つまるところ、同じ町内に住んでる人同士や同じ学校に子どもを通わせている親同士で、お金と時間を出し合ってお互い助け合ったらいいことあるよねと思う人は町内会やPTAに加入するといい。助け合ったっていいことないよとかそんな程度のことは自分でできるとか不要だとか思う人は加入しなければいい。ただそれだけのこと。実にシンプルで、そこには「問題」は生じないはず。

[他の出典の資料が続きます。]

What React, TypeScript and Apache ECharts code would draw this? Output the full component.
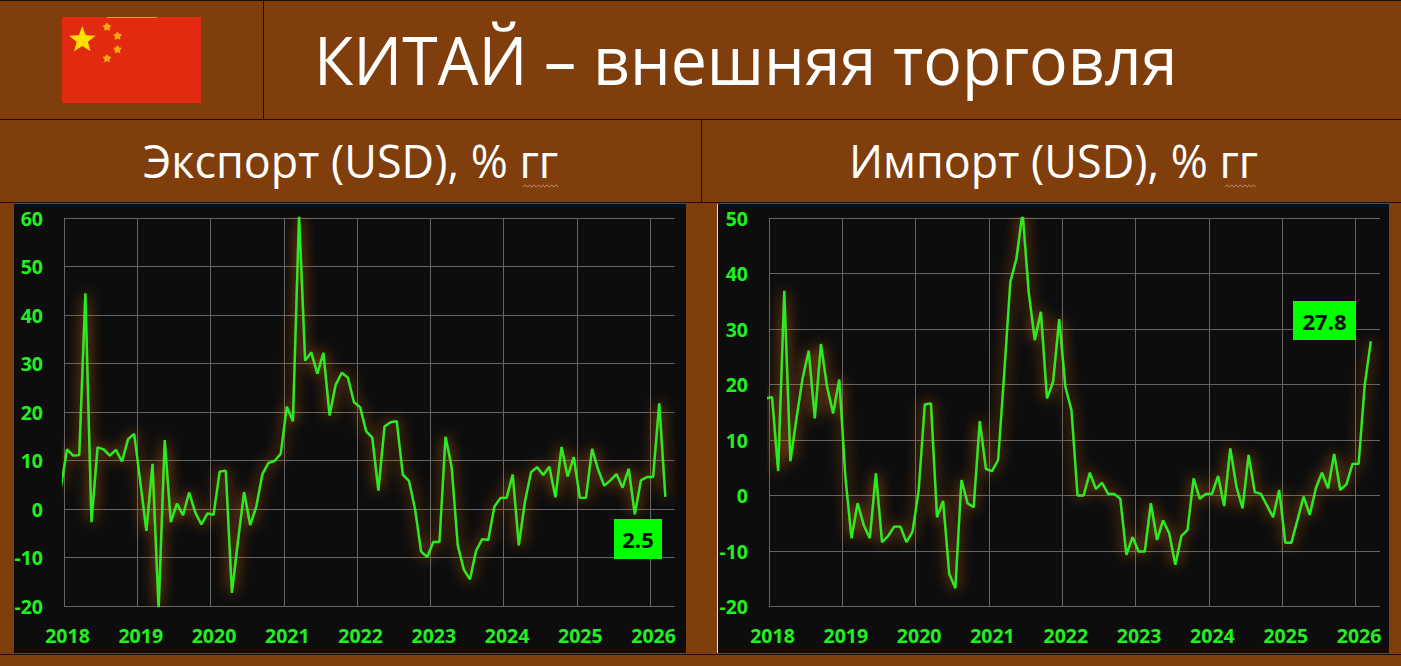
import React, { useEffect, useRef } from "react";
import * as echarts from "echarts";

// Months since January 2018; the first value (December 2017) falls just outside the axis and is clipped.
const exportValues = [4.5,
  12.3, 11, 11.1, 44.5, -2.7, 12.7, 12.3, 11, 12.2, 9.8, 14.4, 15.5,
  5.6, -4.5, 9.3, -20.7, 14.2, -2.7, 1.1, -1.3, 3.4, -0.7, -3.2, -0.9,
  -1.2, 7.7, 7.9, -17.3, -6.6, 3.5, -3.3, 0.5, 7.2, 9.5, 9.9, 11.4,
  21.1, 18.1, 60.6, 30.6, 32.3, 27.9, 32.2, 19.3, 25.6, 28.1, 27.1, 22,
  21, 16, 14.7, 3.8, 17, 17.9, 18.1, 7.1, 5.8, 0, -8.8, -9.9,
  -6.8, -6.8, 14.9, 8.6, -7.5, -12.5, -14.5, -8.6, -6.2, -6.4, 0.5, 2.3,
  2.3, 7.1, -7.5, 1.5, 7.6, 8.6, 7, 8.7, 2.4, 12.8, 6.7, 10.7,
  2.3, 2.3, 12.4, 8.1, 4.8, 5.9, 7.2, 4.4, 8.3, -1.1, 5.9, 6.6,
  6.6, 21.8, 2.5,
];

const importValues = [17.5,
  17.7, 4.4, 36.9, 6.2, 13.9, 21.1, 26.1, 13.9, 27.3, 19.6, 14.8, 20.9,
  3.4, -7.7, -1.4, -5.3, -7.7, 4, -8.4, -7.3, -5.6, -5.6, -8.4, -6.5,
  1, 16.4, 16.6, -3.9, -1, -14.1, -16.7, 2.8, -1.4, -2.1, 13.4, 4.8,
  4.4, 6.4, 22, 38.5, 42.7, 51, 36.7, 28, 33.1, 17.5, 20.5, 31.8,
  19.6, 15.4, 0, 0, 4.1, 1.2, 2.3, 0.3, 0.3, -0.6, -10.7, -7.5,
  -10.1, -10.1, -1.4, -8, -4.5, -6.8, -12.5, -7.3, -6.2, 3.1, -0.6, 0.3,
  0.3, 3.5, -1.9, 8.5, 1.6, -2.3, 7.3, 0.6, 0.3, -1.8, -3.9, 1,
  -8.5, -8.5, -4.4, -0.2, -3.5, 1.3, 4.1, 1.3, 7.5, 1, 2, 5.7,
  5.7, 19.9, 27.8,
];

const firstYear = 2018;
const monthsOnAxis = 100;
const exportTitle = "Экспорт (USD), % гг";
const importTitle = "Импорт (USD), % гг";
const mainTitle = "КИТАЙ – внешняя торговля";

const BROWN = "#7f3e0c";
const GREEN = "#20f020";
const FONT = '"Open Sans", "Noto Sans", sans-serif';

const toPoints = (values: number[]) => values.map((v, i) => [i - 0.5, v]);

function starPoints(cx: number, cy: number, r: number, inner = 0.42) {
  const pts: number[][] = [];
  for (let i = 0; i < 10; i++) {
    const a = -Math.PI / 2 + (i * Math.PI) / 5;
    const rr = i % 2 === 0 ? r : r * inner;
    pts.push([cx + rr * Math.cos(a), cy + rr * Math.sin(a)]);
  }
  return pts;
}

function squiggle(x0: number, x1: number, y: number) {
  const pts: number[][] = [];
  let up = false;
  for (let x = x0; x <= x1; x += 2.2) {
    pts.push([x, up ? y - 1.2 : y + 1.2]);
    up = !up;
  }
  return pts;
}

const frameLine = (x1: number, y1: number, x2: number, y2: number) => ({
  type: "line",
  z: 1,
  shape: { x1, y1, x2, y2 },
  style: { stroke: "#1d0f04", lineWidth: 1 },
});

const title = (text: string, x: number, y: number, fontSize: number, scaleX: number) => ({
  type: "text",
  z: 100,
  x,
  y,
  scaleX,
  style: { text, fill: "#ffffff", font: `${fontSize}px ${FONT}`, textAlign: "left", textVerticalAlign: "middle" },
});

const valueBadge = (value: number, x: number, y: number, width: number, height: number) => [
  { type: "rect", z: 100, shape: { x, y, width, height }, style: { fill: "#00ff00" } },
  {
    type: "text",
    z: 101,
    x: x + width / 2,
    y: y + height / 2,
    style: {
      text: value.toFixed(1),
      fill: "#0d0d0d",
      font: `bold 22px ${FONT}`,
      textAlign: "center",
      textVerticalAlign: "middle",
    },
  },
];

const xAxis = (gridIndex: number) => ({
  type: "value",
  gridIndex,
  min: 0,
  max: monthsOnAxis,
  interval: 12,
  axisLine: { show: false },
  axisTick: { show: false },
  axisLabel: {
    color: GREEN,
    fontFamily: FONT,
    fontWeight: "bold",
    fontSize: 19.5,
    margin: 19,
    padding: [0, 0, 0, 7],
    showMaxLabel: false,
    formatter: (v: number) => (v % 12 === 0 ? String(firstYear + v / 12) : ""),
  },
  splitLine: { show: true, showMaxLine: false, lineStyle: { color: "#646464", width: 1 } },
});

const yAxis = (gridIndex: number, min: number, max: number) => ({
  type: "value",
  gridIndex,
  min,
  max,
  interval: 10,
  axisLine: { show: false },
  axisTick: { show: false },
  axisLabel: { color: GREEN, fontFamily: FONT, fontWeight: "bold", fontSize: 19.5, margin: 21 },
  splitLine: { show: true, lineStyle: { color: "#646464", width: 1 } },
});

const lineSeries = (values: number[], index: number) => ({
  type: "line",
  xAxisIndex: index,
  yAxisIndex: index,
  data: toPoints(values),
  showSymbol: false,
  symbol: "none",
  clip: true,
  lineStyle: { color: GREEN, width: 2.4, shadowColor: "#e0701e", shadowBlur: 14 },
});

export default function App() {
  const ref = useRef<HTMLDivElement>(null);
  useEffect(() => {
    const chart = echarts.init(ref.current!, undefined, { renderer: "svg" });
    chart.setOption({
      animation: false,
      backgroundColor: BROWN,
      grid: [
        { left: 64, top: 218, width: 610.5, height: 388 },
        { left: 769, top: 218, width: 611, height: 388.5 },
      ],
      xAxis: [xAxis(0), xAxis(1)],
      yAxis: [yAxis(0, -20, 60), yAxis(1, -20, 50)],
      series: [lineSeries(exportValues, 0), lineSeries(importValues, 1)],
      graphic: [
        { type: "rect", z: -1, shape: { x: 14, y: 204, width: 672, height: 449 }, style: { fill: "#0d0d0d" } },
        { type: "rect", z: -1, shape: { x: 717, y: 204, width: 672, height: 449 }, style: { fill: "#0d0d0d" } },
        { type: "line", z: 1, shape: { x1: 717.5, y1: 204, x2: 717.5, y2: 653 }, style: { stroke: "#e8e0d8", lineWidth: 1 } },
        frameLine(0, 0.5, 1401, 0.5),
        frameLine(0, 119.5, 1401, 119.5),
        frameLine(0, 202.5, 1401, 202.5),
        frameLine(0, 654.5, 1401, 654.5),
        frameLine(263.5, 0, 263.5, 119),
        frameLine(701.5, 119, 701.5, 202),
        { type: "rect", z: 5, shape: { x: 62, y: 17, width: 139, height: 86 }, style: { fill: "#e12a10" } },
        { type: "line", z: 6, shape: { x1: 107, y1: 17.5, x2: 157, y2: 17.5 }, style: { stroke: "#f0962a", lineWidth: 1 } },
        { type: "polygon", z: 6, shape: { points: starPoints(82.3, 40, 14) }, style: { fill: "#ffe000" } },
        { type: "polygon", z: 6, shape: { points: starPoints(107, 27, 4.6, 0.6) }, style: { fill: "#f5a810" } },
        { type: "polygon", z: 6, shape: { points: starPoints(117.5, 36, 4.6, 0.6) }, style: { fill: "#f5a810" } },
        { type: "polygon", z: 6, shape: { points: starPoints(117.5, 49.5, 4.6, 0.6) }, style: { fill: "#f5a810" } },
        { type: "polygon", z: 6, shape: { points: starPoints(107, 58.5, 4.6, 0.6) }, style: { fill: "#f5a810" } },
        title(mainTitle, 314, 58, 68, 0.947),
        title(exportTitle, 143, 160, 46, 0.976),
        title(importTitle, 849, 160, 46, 0.976),
        { type: "polyline", z: 6, shape: { points: squiggle(523, 559, 186) }, style: { stroke: "#c98a6a", lineWidth: 1, fill: "none" } },
        { type: "polyline", z: 6, shape: { points: squiggle(1225, 1258, 186) }, style: { stroke: "#c98a6a", lineWidth: 1, fill: "none" } },
        ...valueBadge(exportValues[exportValues.length - 1], 614, 519, 48, 40),
        ...valueBadge(importValues[importValues.length - 1], 1293, 301, 63, 39),
      ],
    });
    return () => chart.dispose();
  }, []);
  return <div ref={ref} style={{ position: "fixed", left: 0, top: 0, width: 1401, height: 666 }} />;
}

なのに、世間では町内会やPTAに「非加入問題」がある。

その原因は先に書いた通り「任意」と「強制」、「互助」と「奉仕」がいろいろごっちゃになっている人が、加入者側にも非加入者側にもいるってことだと思う。

  • 任意団体なんだから、加入する人もいれば加入しない人もいるのが当たり前
  • 互助団体なんだから、加入しなければ福利厚生や記念品がないのが当たり前

町内会もPTAも互助の精神に基づく任意団体。ここが理解できていれば「加入しないのはおかしい!」って話にはならないし、「加入しないと不便だったり記念品がもらえないのはおかしい!」って話にもならないはずなんだけどな。

余談になるけど、互助の精神に基づく活動というのは、人に頼らなくても生きていけるという「自助の精神」とか「自立の精神」がその根っこにあって初めて成り立つ。自立できてない人は他者を助けることができず一方的に助けてもらうだけになって互助が成立しない。自立した者同士が次の段階として互いに集まって助け合うことでより大きな成果を得ようとするのが互助。